Comparison to other algorithms
Fishgram is more suitable for OpenCog's purposes than existing graph mining algorithms, such as GSpan. Most other graph mining algorithms were designed with molecular datasets in mind. The OpenCog AtomSpace is a different graph in various ways. For one, there are many possible relations between nodes (much like in a semantic network). Many relations involve more than two objects, and there are also properties – predicates about a single object. So the relations are effectively directed links of varying arity. It also has events, and many states can change over time (e.g. an egg changes state while it's cooking). Fishgram is designed for general knowledge in an embodied agent.
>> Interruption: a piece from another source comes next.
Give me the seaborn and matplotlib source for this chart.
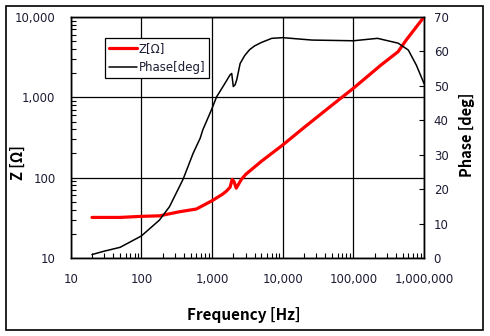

There are other major differences. Fishgram uses a breadth-first search, rather than depth-first search. And it does an “embedding-based” search, searching for patterns that can be embedded multiple times in a large graph. Molecular datasets have many separate graphs for separate molecules, but the embodied perceptions are closer to a single, fairly well-connected graph. Depth-first search would be very slow on such a graph, as there are many very long paths through the graph, and the search would mostly find those. Whereas the useful patterns tend to be compact and repeated many times.
Lastly the design of Fishgram makes it easy to experiment with multiple different scoring functions, from simple ones like frequency to much more sophisticated functions such as interaction information.